There is no single rate. SME loan rates vary by lender, loan type, and borrower profile. Some programs show annual rates like 9% or 17%, while some quick digital products show monthly rates that convert to higher annual cost.
2) Are SME loans from BOI cheaper than bank loans?
They can be concessionary in some programs, but eligibility and timelines may be stricter or slower. Always review the specific product pricing and fees.
3) Why do some SME loans quote monthly interest rates?
Many quick digital loans quote monthly pricing because the facilities are often short-tenor and structured around fast turnover. Always convert to annual cost when comparing.
4) What is the difference between flat rate and reducing balance?
Flat rate calculates interest on the original principal throughout, while reducing balance calculates interest on the outstanding balance. The same “percentage” can feel very different depending on the method.
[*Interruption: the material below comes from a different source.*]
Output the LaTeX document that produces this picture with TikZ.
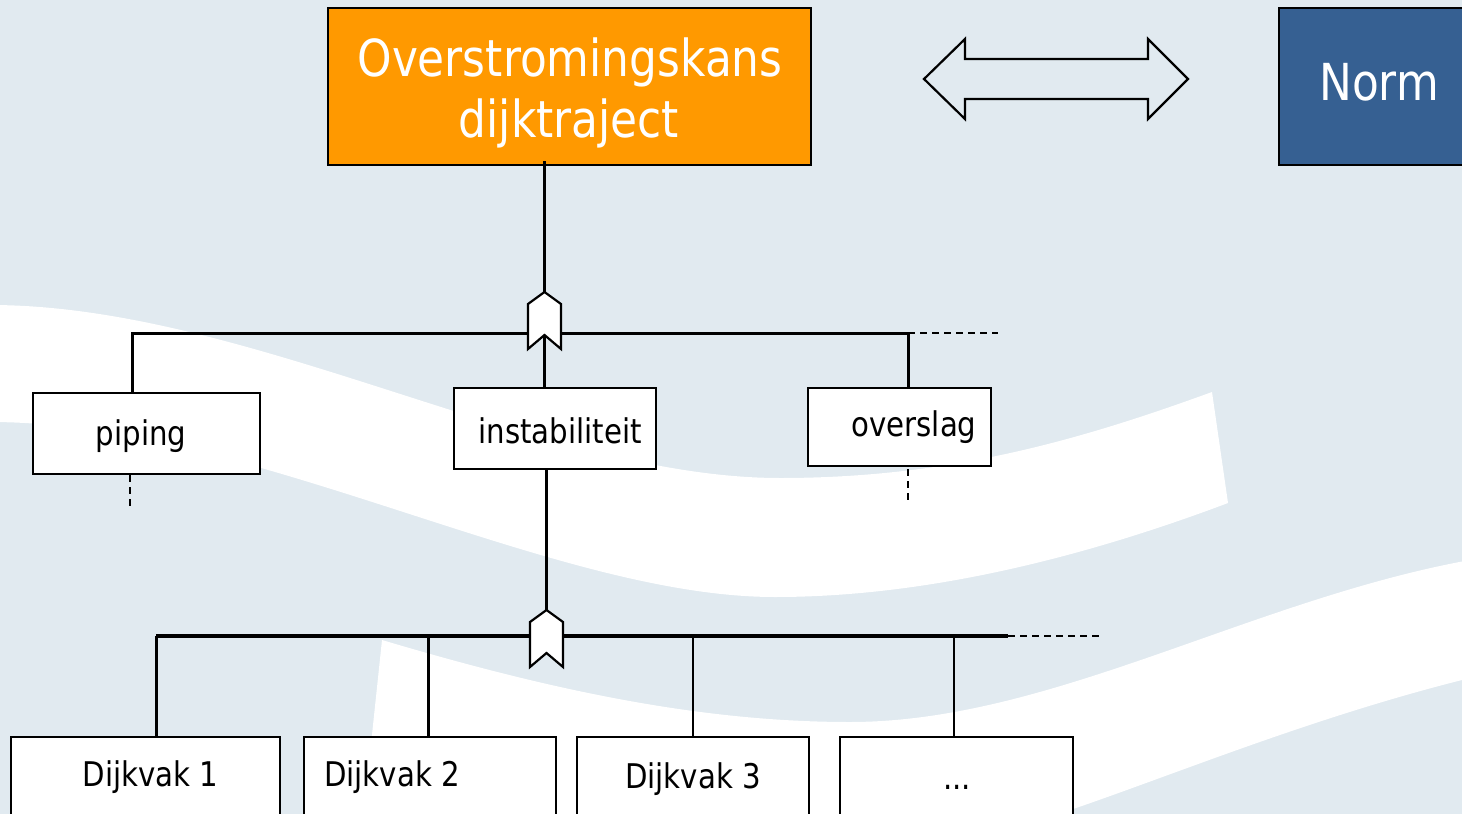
\documentclass[tikz,border=0pt]{standalone}
\usepackage{fontspec}
\setmainfont{DejaVu Sans}[FakeStretch=0.86]
\definecolor{bgblue}{HTML}{E1EAF0}
\definecolor{orangebox}{HTML}{FF9900}
\definecolor{normblue}{HTML}{366092}
\tikzset{
  box/.style={draw=black, line width=2.2pt, fill=white, inner sep=0pt},
  topbox/.style={draw=black, line width=2.4pt, inner sep=0pt},
  conn/.style={line width=3pt},
  thinconn/.style={line width=2.3pt},
  busline/.style={line width=4.5pt},
  dashconn/.style={line width=2.2pt, dash pattern=on 7pt off 5pt},
  txt/.style={anchor=base, inner sep=0pt, font=\fontsize{34}{40}\selectfont},
  bigtxt/.style={anchor=base, inner sep=0pt, text=white, font=\fontsize{51}{61}\selectfont},
  gateshape/.style={draw=black, line width=2.2pt, fill=white, line join=miter},
  gatepic/.pic={
    \draw[gateshape] (0,-28) -- (16.5,-16) -- (16.5,29) -- (0,15) -- (-16.5,29) -- (-16.5,-16) -- cycle;
    \coordinate (-apex) at (0,-28);
    \coordinate (-notch) at (0,15);
  },
}
\begin{document}
\begin{tikzpicture}[x=1pt, y=-1pt]
  \useasboundingbox (0,0) rectangle (1462,814);
  \clip (0,0) rectangle (1462,814);

  % background with two white waves
  \fill[bgblue] (0,0) rectangle (1462,814);
  \fill[white] (-10,305) .. controls (250,305) and (540,478) .. (780,478)
    .. controls (950,478) and (1080,440) .. (1212,392)
    -- (1228,503)
    .. controls (1050,570) and (900,597) .. (775,597)
    .. controls (550,597) and (250,422) .. (-10,422) -- cycle;
  \fill[white] (382,640) .. controls (550,690) and (700,722) .. (850,722)
    .. controls (1050,722) and (1250,600) .. (1470,560)
    -- (1470,678)
    .. controls (1300,720) and (1150,785) .. (1040,820)
    -- (363,820) -- cycle;

  % top level
  \node[topbox, fill=orangebox, minimum width=483pt, minimum height=157pt] (top) at (569.5,86.5) {};
  \node[bigtxt] (toptxt1) at (570,76) {Overstromingskans};
  \node[bigtxt] (toptxt2) at (569,137) {dijktraject};

  \node[topbox, fill=normblue, minimum width=240pt, minimum height=157pt] (norm) at (1399,86.5) {};
  \node[bigtxt] (normtxt) at (1379,100) {Norm};

  % double arrow between the two top boxes
  \draw[line width=2.2pt, line join=miter]
    (924,79) -- (965,39) -- (965,59) -- (1148,59) -- (1148,39) -- (1188,79)
    -- (1148,119) -- (1148,99) -- (965,99) -- (965,119) -- cycle;

  % failure mechanisms
  \node[box, minimum width=227pt, minimum height=81pt] (piping) at (146.5,433.5) {};
  \node[txt] (pipingtxt) at (141,445) {piping};
  \node[box, minimum width=202pt, minimum height=81pt] (instab) at (555,428.5) {};
  \node[txt] (instabtxt) at (560,443) {instabiliteit};
  \node[box, minimum width=183pt, minimum height=78pt] (overslag) at (899.5,427) {};
  \node[txt] (overslagtxt) at (914,436) {overslag};

  % dike sections
  \node[box, minimum width=269pt, minimum height=110pt] (dv1) at (145.5,792) {};
  \node[txt] (dv1txt) at (150.5,786) {Dijkvak 1};
  \node[box, minimum width=252pt, minimum height=110pt] (dv2) at (430,792) {};
  \node[txt] (dv2txt) at (392,786) {Dijkvak 2};
  \node[box, minimum width=232pt, minimum height=110pt] (dv3) at (693,792) {};
  \node[txt] (dv3txt) at (693,788) {Dijkvak 3};
  \node[box, minimum width=233pt, minimum height=110pt] (dv4) at (956.5,792) {};
  \node[txt] (dv4txt) at (957,789) {...};

  % first bus
  \coordinate (b1w) at (132,333);
  \coordinate (b1e) at (908,333);
  \coordinate (b1d) at (998,333);
  \coordinate (g1c) at (544.5,320);
  \draw[conn] ([yshift=5pt]top.south -| g1c) -- (g1c);
  \draw[conn] (piping.north -| b1w) -- (b1w) -- (b1e) -- (overslag.north -| b1e);
  \draw[dashconn] (b1e) -- (b1d);
  \pic (g1) at (g1c) {gatepic};
  \draw[thinconn] (g1-notch) -- (instab.north -| g1-notch);

  % loose ends below piping and overslag
  \coordinate (pipend) at (130,510);
  \coordinate (ovend) at (908,505);
  \draw[dashconn] (piping.south -| pipend) -- (pipend);
  \draw[dashconn] ([yshift=-2pt]overslag.south -| ovend) -- (ovend);

  % second bus
  \coordinate (g2c) at (546.5,638);
  \coordinate (b2w) at (156,636);
  \coordinate (b2e) at (1008,636);
  \coordinate (b2d) at (1103,636);
  \draw[thinconn] (instab.south -| g2c) -- (g2c);
  \draw[busline] (b2w) -- (b2e);
  \draw[dashconn] (b2e) -- (b2d);
  \draw[conn] (b2w) -- (dv1.north -| b2w);
  \draw[conn] (428,636) coordinate (t2) -- (dv2.north -| t2);
  \draw[thinconn] (693,636) coordinate (t3) -- (dv3.north -| t3);
  \draw[thinconn] (954,636) coordinate (t4) -- (dv4.north -| t4);
  \pic (g2) at (g2c) {gatepic};
\end{tikzpicture}
\end{document}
5) Which bank has the lowest SME loan interest rate in Nigeria?
It depends on product and borrower profile. Some intervention-linked facilities can have lower pricing than purely commercial loans. Your eligibility matters.
6) Do SME loans have fees apart from interest?
Often yes. Processing fees, management fees, insurance, legal fees, and penalties can apply depending on the lender and structure.
7) Is a 3% monthly loan rate expensive?
When annualised, 3% per month is roughly 36% per year (before fees). Whether that is “too expensive” depends on your margins and business cycle.
8) How can I reduce the interest rate I get as an SME?
Improve cash flow visibility, keep clean records, reduce existing debt, offer appropriate security, and choose a product that matches your profile.
9) Are intervention funds always available?
Availability can depend on program funding, participating institutions, and eligibility. Always check the specific scheme requirements and current application status.
10) What loan repayment schedule is safest for SMEs?
The safest schedule is one that matches your cash conversion cycle. Weekly or daily schedules can be risky for seasonal or uneven cash flow businesses.